F.P. : En regardant vos tableaux, il semble que les oiseaux gazouillent, le vent souffle, le ruisseau murmure et ainsi la musique de la nature s’entend. Quel secret y a-t-il derrière vos œuvres si vivantes ?

M.F. : Quand je lance des lignes et des couleurs sur la toile, je m’imagine conversant avec Dieu. Je parle avec la nature et je l’aime. Lorsque je passe par la nature, je ne ferme pas les yeux. Croyez-moi, il y a tant de secrets dans une feuille détachée d’une branche. Malheureusement, cette nature inspiratrice est mal aimée par l’homme.

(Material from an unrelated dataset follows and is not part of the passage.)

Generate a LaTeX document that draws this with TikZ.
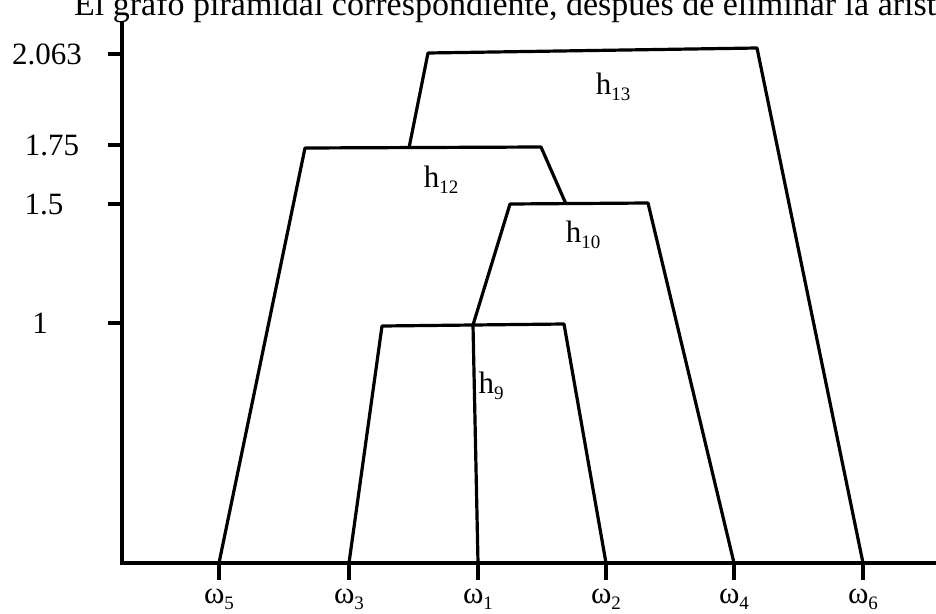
\documentclass[tikz,border=0pt]{standalone}
\usepackage{fontspec}
\setmainfont{Liberation Serif}
\usetikzlibrary{positioning}
\newcommand{\ix}[1]{\raisebox{-0.2em}{\fontsize{19}{20}\selectfont #1}}

\begin{document}
\begin{tikzpicture}[x=1pt, y=-1pt,
  axis/.style={line width=3.2pt},
  tree/.style={line width=3.2pt, line join=round},
  lbl/.style={font=\fontsize{31}{36}\selectfont, inner sep=0pt}]
  \useasboundingbox (0,0) rectangle (936,613);

  % title, cut by the top edge
  \node[lbl, font=\fontsize{34}{40}\selectfont, anchor=base west] (title) at (74,16) {El grafo piramidal correspondiente, después de eliminar la arista};

  % axes
  \coordinate (ytop) at (122,22);
  \coordinate (orig) at (122,563);
  \coordinate (xend) at (936,563);
  \draw[axis] (ytop) -- (orig) -- (xend);

  % levels
  \foreach \y/\t/\lx [count=\k] in {54/2.063/47, 145/1.75/52, 204/1.5/44, 323/1/40} {
    \coordinate (lv\k) at (122,\y);
    \draw[axis] (lv\k) -- ++(-14,0);
    \node[lbl] (lt\k) at (\lx,\y) {\t};
  }

  % leaves
  \foreach \x/\i in {219/5, 349/3, 478/1, 606/2, 734/4, 863/6} {
    \coordinate (w\i) at (\x,563);
    \draw[axis] (w\i) -- ++(0,17) coordinate (t\i);
    \node[lbl, below=9pt of t\i] (lw\i) {ω\ix{\i}};
  }

  % corners of the levels
  \coordinate (h13l) at (428,53);  \coordinate (h13r) at (757,48);
  \coordinate (h12l) at (305,148); \coordinate (h12r) at (541,147);
  \coordinate (h10l) at (510,204); \coordinate (h10r) at (648,203);
  \coordinate (h9l) at (382,326);  \coordinate (h9r) at (564,324);
  % junctions
  \coordinate (j13) at (409,148);
  \coordinate (j12) at (566,204);
  \coordinate (j10) at (473,325);

  \draw[tree] (j13) -- (h13l) -- (h13r) -- (w6);
  \draw[tree] (w5) -- (h12l) -- (h12r) -- (j12);
  \draw[tree] (j10) -- (h10l) -- (h10r) -- (w4);
  \draw[tree] (w3) -- (h9l) -- (h9r) -- (w2);
  \draw[tree] (j10) -- (w1);

  \node[lbl] (n13) at (613,87) {h\ix{13}};
  \node[lbl] (n12) at (441,180) {h\ix{12}};
  \node[lbl] (n10) at (583,235) {h\ix{10}};
  \node[lbl] (n9) at (491,386) {h\ix{9}};
\end{tikzpicture}
\end{document}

Il nous faut vraiment l’aimer.

F.A. POURMAZAHERI : Maître Farchtchiân "La Revue de Téhéran" vous remercie infiniment pour avoir accordé votre temps malgré votre court séjour en Iran.

M. FARCHTCHIAN : Je remercie "La revue de Téhéran" pour cette interview.

Publications du maître Mahmoud Farchtchiân


- Les Peintures et les Dessins de Mahmoud Farchtchiân
(tome I),1976.

- Les Peintures et les Dessins de Mahmoud Farchtchiân (tome II),1991.

- Les Héros du Shâhnâmeh, 1991.

- Farchtchiân / Unesco - Cent trente-cinq œuvres du maître Farchtchiân.

- Farchtchiân / Unesco - Œuvres sélectionnées par l’Unesco comprenant une centaine d’œuvres.

Prix et distinctions reçus par le maître Mahmoud Farchtchiân


- L’inclusion du nom de l’artiste dans le répertoire "Who’s Who" du XXIe siècle en 2001.

- L’inclusion du nom de l’artiste dans le répertoire des intellectuels du XXIe siècle en 2000.

- Statue européenne en or de l’art, Italie, 1985.

- Médaille de l’art, Italie, 1984.

- Diplôme académique de l’Europe, Académie de l’Europe-Italie, 1983.

- Diplôme du mérite de l’Université d’Art, Italie, 1982.

- Médaille d’or de l’Académie de l’Art et du Travail, Italie, 1981.

- Premier prix du Ministère de la culture et de l’art, Iran, 1973.

- Médaille d’or du Festival International d’Art, Belgique, 1958.

- Médaille d’or de l’art militaire, l’Iran 1952.